Every line below should be copied exactly; drop the pictures.
[START Given material]
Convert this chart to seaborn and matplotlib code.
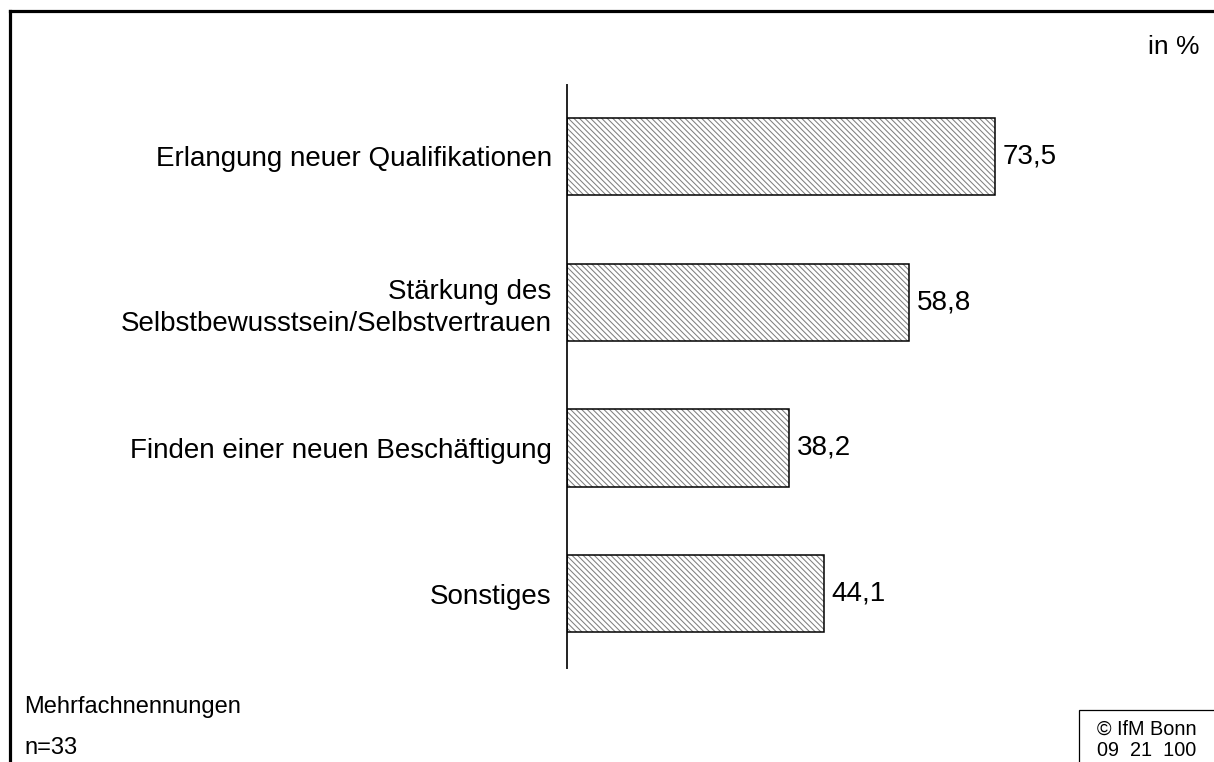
import matplotlib
matplotlib.use("Agg")
import matplotlib.pyplot as plt
from matplotlib.patches import Rectangle
from matplotlib.lines import Line2D
import seaborn as sns
import pandas as pd

categories = [
    "Erlangung neuer Qualifikationen",
    "Stärkung des\nSelbstbewusstsein/Selbstvertrauen",
    "Finden einer neuen Beschäftigung",
    "Sonstiges",
]
values = [73.5, 58.8, 38.2, 44.1]
value_labels = ["73,5", "58,8", "38,2", "44,1"]

sns.set_theme(style="white")
plt.rcParams["font.family"] = ["Liberation Sans", "DejaVu Sans"]
plt.rcParams["hatch.linewidth"] = 0.75
plt.rcParams["text.color"] = "black"

df = pd.DataFrame({"Kategorie": categories, "Wert": values})

fig = plt.figure(figsize=(12.14, 7.62), dpi=100)
ax = fig.add_axes([567 / 1214, (762 - 668) / 762, 582 / 1214, (668 - 85) / 762])

sns.barplot(data=df, y="Kategorie", x="Wert", orient="h", ax=ax,
            color="white", edgecolor="#808080", linewidth=0,
            hatch="\\\\\\\\\\\\", width=0.53)

# crisp black outline around each hatched bar
for p in ax.patches:
    ax.add_patch(Rectangle(p.get_xy(), p.get_width(), p.get_height(),
                           fill=False, edgecolor="black", linewidth=1.1, zorder=3))

for i, (v, lab) in enumerate(zip(values, value_labels)):
    ax.text(v + 1.3, i, lab, va="center", ha="left", fontsize=20, color="black")

ax.set_xlim(0, 100)
ax.set_ylim(3.51, -0.49)
ax.set_xlabel("")
ax.set_ylabel("")
ax.set_xticks([])
ax.tick_params(axis="y", length=0, pad=11, labelsize=20, labelcolor="black")
for t in ax.get_yticklabels():
    t.set_linespacing(1.3)
for s in ["top", "right", "bottom"]:
    ax.spines[s].set_visible(False)
ax.spines["left"].set_color("#222222")
ax.spines["left"].set_linewidth(1.4)

# outer frame (left and top edges)
fig.add_artist(Line2D([9.5 / 1214, 9.5 / 1214], [0, 1 - 10.5 / 762],
                      transform=fig.transFigure, color="black", linewidth=2.3,
                      solid_capstyle="projecting"))
fig.add_artist(Line2D([9.5 / 1214, 1], [1 - 10.5 / 762, 1 - 10.5 / 762],
                      transform=fig.transFigure, color="black", linewidth=2.3,
                      solid_capstyle="projecting"))

fig.text(1200 / 1214, 1 - 47 / 762, "in %", ha="right", va="center", fontsize=19, color="black")
fig.text(24 / 1214, 1 - 707 / 762, "Mehrfachnennungen", ha="left", va="center", fontsize=17, color="black")
fig.text(24 / 1214, 1 - 748 / 762, "n=33", ha="left", va="center", fontsize=17, color="black")

# copyright box at lower right
fig.add_artist(Rectangle((1079 / 1214, -0.01), 0.2, (762 - 710) / 762 + 0.01,
                         transform=fig.transFigure, fill=False,
                         edgecolor="black", linewidth=0.9))
fig.text(1097 / 1214, 1 - 729 / 762, "© IfM Bonn", ha="left", va="center", fontsize=14.3, color="black")
fig.text(1097 / 1214, 1 - 751 / 762, "09  21  100", ha="left", va="center", fontsize=14.3, color="black")

fig.savefig("out.png", dpi=100)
[END Given material]
### Exercise answer
Convert this chart to seaborn and matplotlib code.
import matplotlib
matplotlib.use("Agg")
import matplotlib.pyplot as plt
from matplotlib.patches import Rectangle
from matplotlib.lines import Line2D
import seaborn as sns
import pandas as pd

categories = [
    "Erlangung neuer Qualifikationen",
    "Stärkung des\nSelbstbewusstsein/Selbstvertrauen",
    "Finden einer neuen Beschäftigung",
    "Sonstiges",
]
values = [73.5, 58.8, 38.2, 44.1]
value_labels = ["73,5", "58,8", "38,2", "44,1"]

sns.set_theme(style="white")
plt.rcParams["font.family"] = ["Liberation Sans", "DejaVu Sans"]
plt.rcParams["hatch.linewidth"] = 0.75
plt.rcParams["text.color"] = "black"

df = pd.DataFrame({"Kategorie": categories, "Wert": values})

fig = plt.figure(figsize=(12.14, 7.62), dpi=100)
ax = fig.add_axes([567 / 1214, (762 - 668) / 762, 582 / 1214, (668 - 85) / 762])

sns.barplot(data=df, y="Kategorie", x="Wert", orient="h", ax=ax,
            color="white", edgecolor="#808080", linewidth=0,
            hatch="\\\\\\\\\\\\", width=0.53)

# crisp black outline around each hatched bar
for p in ax.patches:
    ax.add_patch(Rectangle(p.get_xy(), p.get_width(), p.get_height(),
                           fill=False, edgecolor="black", linewidth=1.1, zorder=3))

for i, (v, lab) in enumerate(zip(values, value_labels)):
    ax.text(v + 1.3, i, lab, va="center", ha="left", fontsize=20, color="black")

ax.set_xlim(0, 100)
ax.set_ylim(3.51, -0.49)
ax.set_xlabel("")
ax.set_ylabel("")
ax.set_xticks([])
ax.tick_params(axis="y", length=0, pad=11, labelsize=20, labelcolor="black")
for t in ax.get_yticklabels():
    t.set_linespacing(1.3)
for s in ["top", "right", "bottom"]:
    ax.spines[s].set_visible(False)
ax.spines["left"].set_color("#222222")
ax.spines["left"].set_linewidth(1.4)

# outer frame (left and top edges)
fig.add_artist(Line2D([9.5 / 1214, 9.5 / 1214], [0, 1 - 10.5 / 762],
                      transform=fig.transFigure, color="black", linewidth=2.3,
                      solid_capstyle="projecting"))
fig.add_artist(Line2D([9.5 / 1214, 1], [1 - 10.5 / 762, 1 - 10.5 / 762],
                      transform=fig.transFigure, color="black", linewidth=2.3,
                      solid_capstyle="projecting"))

fig.text(1200 / 1214, 1 - 47 / 762, "in %", ha="right", va="center", fontsize=19, color="black")
fig.text(24 / 1214, 1 - 707 / 762, "Mehrfachnennungen", ha="left", va="center", fontsize=17, color="black")
fig.text(24 / 1214, 1 - 748 / 762, "n=33", ha="left", va="center", fontsize=17, color="black")

# copyright box at lower right
fig.add_artist(Rectangle((1079 / 1214, -0.01), 0.2, (762 - 710) / 762 + 0.01,
                         transform=fig.transFigure, fill=False,
                         edgecolor="black", linewidth=0.9))
fig.text(1097 / 1214, 1 - 729 / 762, "© IfM Bonn", ha="left", va="center", fontsize=14.3, color="black")
fig.text(1097 / 1214, 1 - 751 / 762, "09  21  100", ha="left", va="center", fontsize=14.3, color="black")

fig.savefig("out.png", dpi=100)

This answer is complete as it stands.